Выбрать главу

Ильич намеренно чуждался больших и малых человеческих хобби и увлечений, коими так полон мир людской и которые так расцвечивают порою жизнь. В школьные годы ему очень нравилось кататься на коньках, но он слишком уставал — хотелось спать после этого. Посему юный Володя Ульянов забросил коньки. После возвращения из Сибири он перестал играть в шахматы — игра слишком увлекала и отнимала много времени. Однажды Ильич загорелся изучением латинского языка и вновь бросил. Так как равно как и в других случаях, увлечение латынью мешало другим, основным занятиям.

После октябрьского переворота он признавался Горькому, что не может часто слушать классическую музыку: «…действует на нервы, хочется милые глупости говорить и гладить по головкам людей, которые, живя в грязном аду, могут создавать такую красоту. А сегодня гладить по голове никого нельзя — руку откусят, и надобно бить по головкам, бить бесжалостно, хотя, мы в идеале, против всякого насилия над людьми…» (выделено мной — М.А.).

Следовательно, Ленину мир представлялся исключительно негативными красками — черными, в лучшем случае, темно-коричневыми. Вероятнее всего он бессознательно воображал себя своего рода мессией. Всадником апокалипсиса на белом коне, призванном сражаться со злом, именуемом эксплуатация пролетариата, до победного юнца.

Внешне смехотворным, но если вникнуть довольно жутковатым выглядит настоятельное намерение Ильича воспрепятствовать, в марте 18 года «в телеграфном ведомстве» такому распределению «рабочего времени: 24 часа дежурства и затем три дня отдыха». Он грозно вопрошает: «Какие меры, когда и кем приняты для прекращения такого явно неправильного и недопустимого распределения работы». Ленин явно усмотрел в подобной практике нещадную эксплуатацию трудящихся.

В конечном счете, после непрестанного напряжения не выдержала психика вождя, вследствие чего нарушилось мозговое кровообращение, что исключительно пагубно сказалось на физическом состоянии, а затем уже произошел полный распад личности.

Чем больше времени проходило с тех пор, как Ленин взвалил на себя неподъемную для него ношу — управление огромным государством, тем сильнее истощался его, в общем-то, крепкий организм.

Видный партиец Н.А. Угланов оставил свидетельские показания о состоянии Ленина спустя без малого месяц после октябрьского переворота. «Он был страшно измучен, еле держался на ногах, в истоптанных щиблетах и измятом пиджачке», тем не менее, выступил с зажигательной речью на заседании рабочей секции Петроградского Совета.

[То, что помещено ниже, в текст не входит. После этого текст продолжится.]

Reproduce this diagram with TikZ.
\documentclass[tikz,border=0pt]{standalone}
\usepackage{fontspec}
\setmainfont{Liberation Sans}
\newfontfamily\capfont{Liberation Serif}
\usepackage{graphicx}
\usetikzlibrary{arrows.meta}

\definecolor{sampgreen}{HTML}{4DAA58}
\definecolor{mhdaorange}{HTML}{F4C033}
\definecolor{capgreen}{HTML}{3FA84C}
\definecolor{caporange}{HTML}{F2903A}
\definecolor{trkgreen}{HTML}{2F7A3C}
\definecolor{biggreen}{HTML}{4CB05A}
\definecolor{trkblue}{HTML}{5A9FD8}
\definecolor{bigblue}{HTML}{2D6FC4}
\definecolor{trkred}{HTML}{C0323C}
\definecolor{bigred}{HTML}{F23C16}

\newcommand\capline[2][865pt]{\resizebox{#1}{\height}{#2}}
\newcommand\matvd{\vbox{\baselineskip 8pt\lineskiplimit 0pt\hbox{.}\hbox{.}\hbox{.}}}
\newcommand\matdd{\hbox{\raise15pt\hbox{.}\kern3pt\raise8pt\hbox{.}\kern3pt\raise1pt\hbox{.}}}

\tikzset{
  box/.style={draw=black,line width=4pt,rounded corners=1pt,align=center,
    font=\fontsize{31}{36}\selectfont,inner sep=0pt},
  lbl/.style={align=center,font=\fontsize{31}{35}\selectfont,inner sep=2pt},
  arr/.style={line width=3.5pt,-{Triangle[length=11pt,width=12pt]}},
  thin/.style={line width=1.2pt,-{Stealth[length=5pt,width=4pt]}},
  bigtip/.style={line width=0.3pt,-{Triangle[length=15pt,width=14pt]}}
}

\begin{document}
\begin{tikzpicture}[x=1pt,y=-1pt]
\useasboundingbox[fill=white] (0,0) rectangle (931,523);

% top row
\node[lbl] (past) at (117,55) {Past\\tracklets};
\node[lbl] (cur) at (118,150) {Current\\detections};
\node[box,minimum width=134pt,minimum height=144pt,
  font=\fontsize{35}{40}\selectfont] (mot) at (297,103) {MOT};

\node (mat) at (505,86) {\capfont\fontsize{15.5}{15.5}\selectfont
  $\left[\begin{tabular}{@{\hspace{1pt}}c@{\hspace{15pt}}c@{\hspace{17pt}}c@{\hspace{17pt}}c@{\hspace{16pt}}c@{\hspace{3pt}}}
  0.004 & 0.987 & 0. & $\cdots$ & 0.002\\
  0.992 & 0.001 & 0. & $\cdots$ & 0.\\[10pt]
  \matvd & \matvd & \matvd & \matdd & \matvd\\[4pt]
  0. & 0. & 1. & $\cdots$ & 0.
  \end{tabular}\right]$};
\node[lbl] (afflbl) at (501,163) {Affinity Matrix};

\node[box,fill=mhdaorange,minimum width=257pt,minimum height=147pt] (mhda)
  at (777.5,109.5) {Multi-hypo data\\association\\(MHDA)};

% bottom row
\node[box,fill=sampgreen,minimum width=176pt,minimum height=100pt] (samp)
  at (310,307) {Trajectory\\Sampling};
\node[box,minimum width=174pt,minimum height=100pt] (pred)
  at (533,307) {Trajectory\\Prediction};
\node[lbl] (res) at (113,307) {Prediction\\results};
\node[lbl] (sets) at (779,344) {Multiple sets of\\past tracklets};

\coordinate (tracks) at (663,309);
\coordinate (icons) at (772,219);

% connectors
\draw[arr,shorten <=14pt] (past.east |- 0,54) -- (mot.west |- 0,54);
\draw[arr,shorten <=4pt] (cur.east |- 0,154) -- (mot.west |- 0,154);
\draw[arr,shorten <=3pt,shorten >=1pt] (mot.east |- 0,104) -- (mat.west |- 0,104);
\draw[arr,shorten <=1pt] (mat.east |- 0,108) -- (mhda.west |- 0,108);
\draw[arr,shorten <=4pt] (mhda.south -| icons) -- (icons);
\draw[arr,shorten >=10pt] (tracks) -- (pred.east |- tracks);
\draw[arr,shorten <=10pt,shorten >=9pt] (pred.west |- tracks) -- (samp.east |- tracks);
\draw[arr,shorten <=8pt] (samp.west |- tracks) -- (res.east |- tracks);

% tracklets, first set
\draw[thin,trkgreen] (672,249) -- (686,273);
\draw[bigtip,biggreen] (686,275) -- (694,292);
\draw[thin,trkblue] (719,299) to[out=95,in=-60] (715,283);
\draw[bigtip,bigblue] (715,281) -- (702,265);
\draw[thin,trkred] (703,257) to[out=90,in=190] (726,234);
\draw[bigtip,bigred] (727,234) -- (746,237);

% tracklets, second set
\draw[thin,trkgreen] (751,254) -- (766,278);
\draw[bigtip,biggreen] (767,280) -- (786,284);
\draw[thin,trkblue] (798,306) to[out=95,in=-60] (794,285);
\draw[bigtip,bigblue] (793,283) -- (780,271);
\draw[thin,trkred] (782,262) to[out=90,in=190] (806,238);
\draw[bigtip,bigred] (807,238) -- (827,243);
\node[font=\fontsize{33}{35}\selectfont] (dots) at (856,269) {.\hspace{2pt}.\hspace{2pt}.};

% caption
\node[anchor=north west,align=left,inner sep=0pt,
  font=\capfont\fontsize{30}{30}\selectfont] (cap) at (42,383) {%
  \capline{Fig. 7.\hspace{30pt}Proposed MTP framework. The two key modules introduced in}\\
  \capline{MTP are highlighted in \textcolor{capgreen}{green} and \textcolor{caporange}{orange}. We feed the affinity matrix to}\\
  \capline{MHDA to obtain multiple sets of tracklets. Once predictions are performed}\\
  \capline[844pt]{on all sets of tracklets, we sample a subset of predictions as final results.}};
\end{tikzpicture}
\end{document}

В декабре 17 года Крупская пожаловалась Коллонтай, что Ильич плохо спит и явно переутомлен физически. Он все больше напоминал испорченные часы, механизм которых исправно тикал, но стрелки разбегались в разные стороны. Вскоре Ленин уже сам все чаще сетует на физическое изнеможение и потерю сна. Как ни странным донельзя может показаться, но ранения, нанесенные террористкой Каштан, очевидно в какой-то степени помогли ему отдохнуть психически.

8 ноября 1919 года «Ленин читает приглашение сотрудников и членов ЦК РКП(б) прийти на вечер, посвященный второй годовщине Великой октябрьской социалистической революции; пишет ответную записку с благодарностью и извинениями за то, что не может прийти в связи с заседанием Совета Обороны и переутомлением».

В биографической хронике за 1920 год отмечается: «Февраль, между 10 и 16. Ленин болен и по настоянию врачей находится на постельном режиме». Но это не означает, что он наслаждался ничегонеделаньем. Здоровье Ильича заметно ухудшалось с каждым прожитым месяцем, неделей, днем. В письме иностранцу Вандерлипу Ленин открыто жалуется, что прошедший съезд партии «отнял у меня так много времени и сил, что я теперь очень устал и болен».

Через 9 месяцев, 6 декабря 1921 года, он в прямом смысле начеркал, в частности, такие строки Горькому: «Очень извиняюсь, что пишу наскоро. Устал дьявольски. Бессонница. Еду лечиться». В тот же день он написал Молотову: «Уезжаю сегодня. Несмотря на уменьшение мной порции работы и увеличение порций отдыха за последние дни, бессонница чертовски усилилась (выделеномной — М.А.). Боюсь, не смогу докладывать ни на партконференции, ни на съезде Советов».